Drive Control Simulation and Experimental Studies on the Flow Characteristics of a Pump Injector

As a miniaturized direct injection (DI) solution, the pump injector is of great significance for small aviation piston engines, such as two-stroke heavy-fuel engines. The accurate control of the timing and amount of injections is an important application prerequisite. In this paper, the flow characteristics of a pump injector with different driving circuits and parameters are investigated. The effects of the power supply and freewheeling circuits on the opening and closing delays are theoretically studied. A schematic of a self-designed logic control circuit is proposed, and it achieves peak and hold current control without software intervention.

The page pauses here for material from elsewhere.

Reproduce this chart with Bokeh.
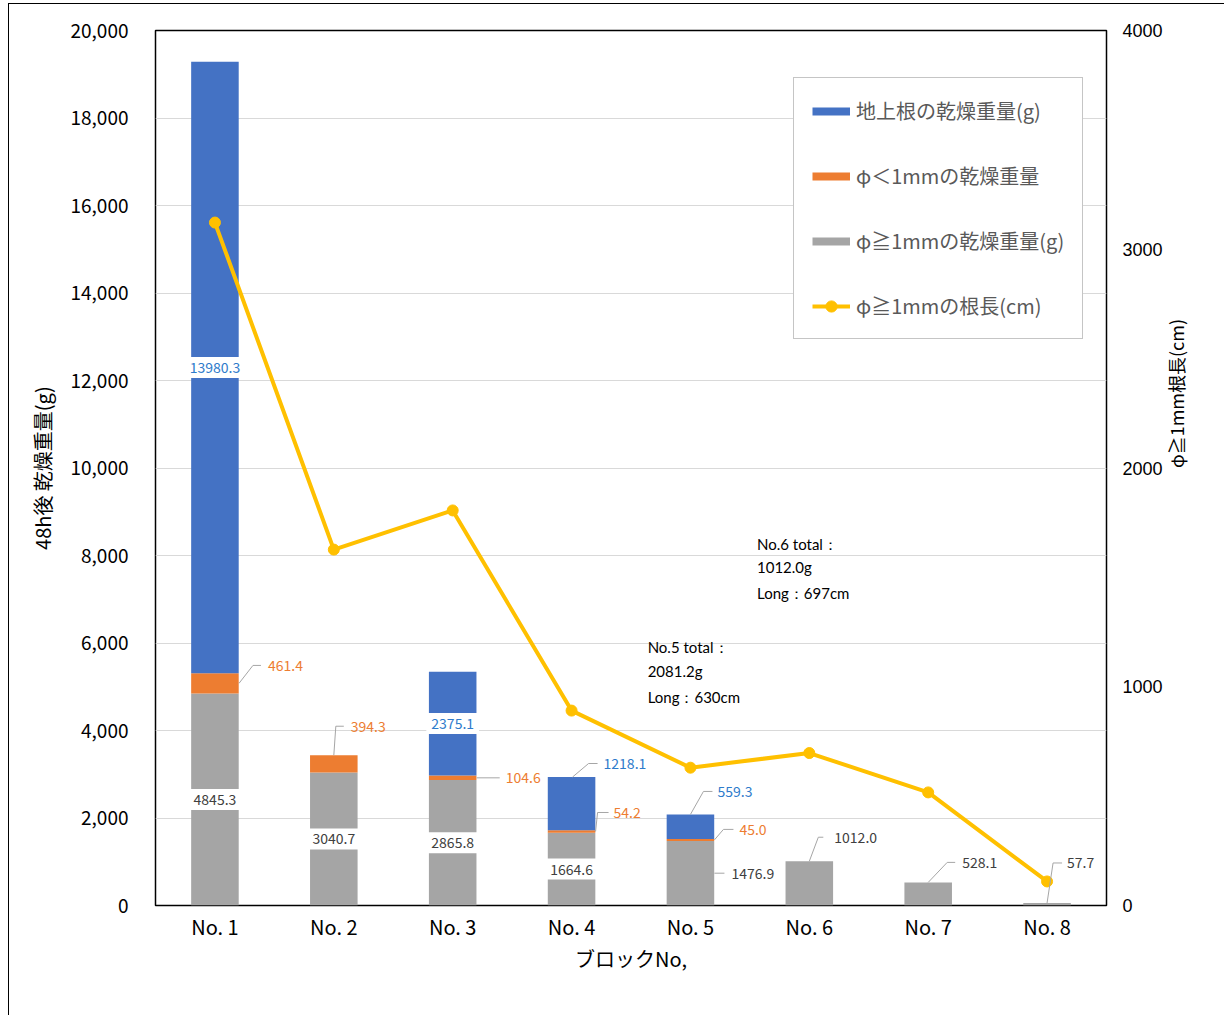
import math
from bokeh.plotting import figure
from bokeh.models import (FactorRange, Range1d, LinearAxis, FixedTicker, NumeralTickFormatter,
                          Legend, LegendItem, Label, ColumnDataSource)
from bokeh.core.properties import value
from bokeh.embed import file_html
from bokeh.resources import INLINE

# ---------------- data ----------------
blocks = ["No. 1", "No. 2", "No. 3", "No. 4", "No. 5", "No. 6", "No. 7", "No. 8"]
thick_dry = [4845.3, 3040.7, 2865.8, 1664.6, 1476.9, 1012.0, 528.1, 57.7]   # φ≧1mm 乾燥重量(g)
thin_dry = [461.4, 394.3, 104.6, 54.2, 45.0, 0.0, 0.0, 0.0]              # φ<1mm 乾燥重量
above_dry = [13980.3, 0.0, 2375.1, 1218.1, 559.3, 0.0, 0.0, 0.0]         # 地上根 乾燥重量(g)
root_len = [3122, 1627, 1806, 891, 630, 697, 517, 110]                    # φ≧1mm 根長(cm)
left_ticks = [0, 2000, 4000, 6000, 8000, 10000, 12000, 14000, 16000, 18000, 20000]
right_ticks = [0, 1000, 2000, 3000, 4000]
notes = [
    (5.06, 8274, "No.6 total："), (5.06, 7726, "1012.0g"), (5.06, 7154, "Long：697cm"),
    (4.14, 5920, "No.5 total："), (4.14, 5349, "2081.2g"), (4.14, 4777, "Long：630cm"),
]

# ---------------- style ----------------
BLUE, ORANGE, GRAY, GOLD = "#4472C4", "#ED7D31", "#A5A5A5", "#FFC000"
LBL_COL = {"thick": "#404040", "thin": "#ED7D31", "above": "#2E7BCB"}
JP = "Noto Sans CJK JP"
FRAME_W, FRAME_H = 951, 875
YMAX, Y2MAX = 20000, 4000
PX_X = FRAME_W / len(blocks)      # pixels per category unit
PX_Y = YMAX / FRAME_H             # left-axis units per pixel

p = figure(x_range=FactorRange(*blocks), y_range=Range1d(0, YMAX),
           width=1216, height=1012, title=None,
           min_border_left=146, min_border_right=119, min_border_top=26, min_border_bottom=111,
           output_backend="svg", toolbar_location=None, tools="")
p.styles = {"border-left": "1px solid black", "border-top": "1px solid black"}
p.margin = (3, 0, 0, 8)
p.extra_y_ranges = {"right": Range1d(0, Y2MAX)}
p.outline_line_color = "black"
p.outline_line_width = 1.5
p.background_fill_color = "white"
p.border_fill_color = "white"

src = ColumnDataSource(dict(x=blocks, thick=thick_dry, thin=thin_dry, above=above_dry))
p.vbar_stack(["thick", "thin", "above"], x="x", width=0.4, source=src,
             color=[GRAY, ORANGE, BLUE], line_color=None)

lr = p.line(blocks, root_len, line_color=GOLD, line_width=4, y_range_name="right")
sr = p.scatter(blocks, root_len, size=11, color=GOLD, y_range_name="right")

# segment helpers
series = {"thick": thick_dry, "thin": thin_dry, "above": above_dry}
def seg(name, i):
    bottom = {"thick": 0, "thin": thick_dry[i], "above": thick_dry[i] + thin_dry[i]}[name]
    return bottom, bottom + series[name][i]

# labels inside bars (white box)
inside = [("above", 0), ("thick", 0), ("thick", 1), ("thick", 2), ("above", 2), ("thick", 3)]
for name, i in inside:
    b, t = seg(name, i)
    p.add_layout(Label(x=i + 0.5, y=(b + t) / 2, text=f"{series[name][i]:.1f}",
                       text_align="center", text_baseline="middle",
                       text_font=JP, text_font_size="14px", text_color=LBL_COL[name],
                       background_fill_color="white", padding=5))

# labels with leader lines: (series, idx, anchor, anchor_dx, elbow_dx, elbow_dy, end_dx, text_dx) in px
leaders = [
    ("thin", 0, "mid", 24, 14, -18, 22, 29),
    ("thin", 1, "top", 0, 2, -29, 10, 17),
    ("thin", 2, "mid", 24, 0, 0, 23, 29),
    ("above", 3, "top", 1, 16, -13.5, 25, 31),
    ("thin", 3, "mid", 24, 2, -19, 13, 18),
    ("above", 4, "top", 0, 13, -23, 22, 27),
    ("thin", 4, "mid", 24, 9, -10.5, 19, 25),
    ("thick", 4, "mid", 24, 0, 0, 10, 17),
    ("thick", 5, "top", 0, 9, -24, 14, 25),
    ("thick", 6, "top", 0, 19, -20, 27, 34),
    ("thick", 7, "top", 0, 6, -40, 15, 20),
]
xs, ys, tx, ty, tt, tc = [], [], [], [], [], []
for name, i, anc, adx, edx, edy, endx, tdx in leaders:
    b, t = seg(name, i)
    ay = (b + t) / 2 if anc == "mid" else t
    cx = i + 0.5
    ax = cx + adx / PX_X
    ex = ax + edx / PX_X
    ey = ay - edy * PX_Y
    xs.append([ax, ex, ax + endx / PX_X])
    ys.append([ay, ey, ey])
    tx.append(ax + tdx / PX_X)
    ty.append(ey)
    tt.append(f"{series[name][i]:.1f}")
    tc.append(LBL_COL[name])
p.multi_line(xs, ys, line_color="#A6A6A6", line_width=1)
p.text(x=tx, y=ty, text=tt, text_color=tc, text_align="left", text_baseline="middle",
       text_font=value(JP), text_font_size="14px")

for x, y, s in notes:
    p.add_layout(Label(x=x, y=y, text=s, text_align="left", text_baseline="middle",
                       text_font="Lato", text_font_size="15px", text_color="black"))

# axes
ya = p.yaxis[0]
ya.ticker = FixedTicker(ticks=left_ticks)
ya.formatter = NumeralTickFormatter(format="0,0")
ya.axis_label = "48h後 乾燥重量(g)"
for ax_ in (ya, p.xaxis[0]):
    ax_.axis_line_color = None
    ax_.major_tick_line_color = None
    ax_.minor_tick_line_color = None
    ax_.major_label_text_font = JP
    ax_.major_label_text_font_size = "19px"
    ax_.major_label_text_color = "black"
    ax_.axis_label_text_font = JP
    ax_.axis_label_text_font_size = "20px"
    ax_.axis_label_text_font_style = "normal"
    ax_.axis_label_text_color = "black"
ya.major_label_standoff = 21
ya.axis_label_standoff = 10
xa = p.xaxis[0]
xa.axis_label = "ブロックNo,"
xa.major_label_standoff = 0
xa.axis_label_standoff = 0
xa.major_label_text_font_size = "20px"

ra = LinearAxis(y_range_name="right", ticker=FixedTicker(ticks=right_ticks))
ra.axis_line_color = None
ra.major_tick_line_color = None
ra.minor_tick_line_color = None
ra.major_label_text_font = "Liberation Sans"
ra.major_label_text_font_size = "18px"
ra.major_label_text_color = "black"
ra.major_label_standoff = 10
p.add_layout(ra, "right")

# second right axis carrying only the title (reads bottom-to-top); bounds shift its anchor
ra2 = LinearAxis(y_range_name="right", ticker=FixedTicker(ticks=[]),
                 bounds=(0, 3291), axis_label="φ≧1mm根長(cm)")
ra2.axis_line_color = None
ra2.major_tick_line_color = None
ra2.minor_tick_line_color = None
ra2.axis_label_text_font = JP
ra2.axis_label_text_font_size = "18px"
ra2.axis_label_text_font_style = "normal"
ra2.axis_label_text_color = "black"
ra2.axis_label_standoff = 10
ra2.axis_label_orientation = math.pi / 2
p.add_layout(ra2, "right")

p.xgrid.grid_line_color = None
p.ygrid.ticker = FixedTicker(ticks=left_ticks)
p.ygrid.grid_line_color = "#D9D9D9"

# legend (proxies for bar swatches, not drawn in the plot area)
nan = float("nan")
pb = p.line(x=blocks[:2], y=[nan, nan], line_width=8, line_color=BLUE)
po = p.line(x=blocks[:2], y=[nan, nan], line_width=8, line_color=ORANGE)
pg = p.line(x=blocks[:2], y=[nan, nan], line_width=8, line_color=GRAY)
legend = Legend(items=[
    LegendItem(label="地上根の乾燥重量(g)", renderers=[pb]),
    LegendItem(label="φ＜1mmの乾燥重量", renderers=[po]),
    LegendItem(label="φ≧1mmの乾燥重量(g)", renderers=[pg]),
    LegendItem(label="φ≧1mmの根長(cm)", renderers=[lr, sr]),
], location=(638, 566), glyph_width=38, glyph_height=28, label_height=28,
    spacing=36, padding=18, margin=0, label_standoff=6,
    border_line_color="#8C8C8C", border_line_width=1,
    label_text_font=JP, label_text_font_size="20px", label_text_color="#595959",
    background_fill_color="white", background_fill_alpha=1)
p.add_layout(legend)

open("out.html", "w").write(file_html(p, INLINE))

Simulations and experiments are carried out, and the drive current and flow characteristics in different states are measured. The results show that when driving a solenoid with a high internal resistance of 2.70 Ω, a single power supply is more suitable, and the variable-freewheeling circuit exhibits excellent performance in terms of control accuracy and energy recovery. Notably, the invariable-freewheeling circuit results in nonlinear flow characteristics, and the nonlinear segment corresponds to the drive current transitioning from the peak value to the hold value. In contrast, the variable-freewheeling circuit overcomes this problem. To comprehensively consider solenoid opening and closing delays, energy consumption and the linearity of the flow characteristics during injection, a peak current of 10 A and a hold current of 8 A are adopted.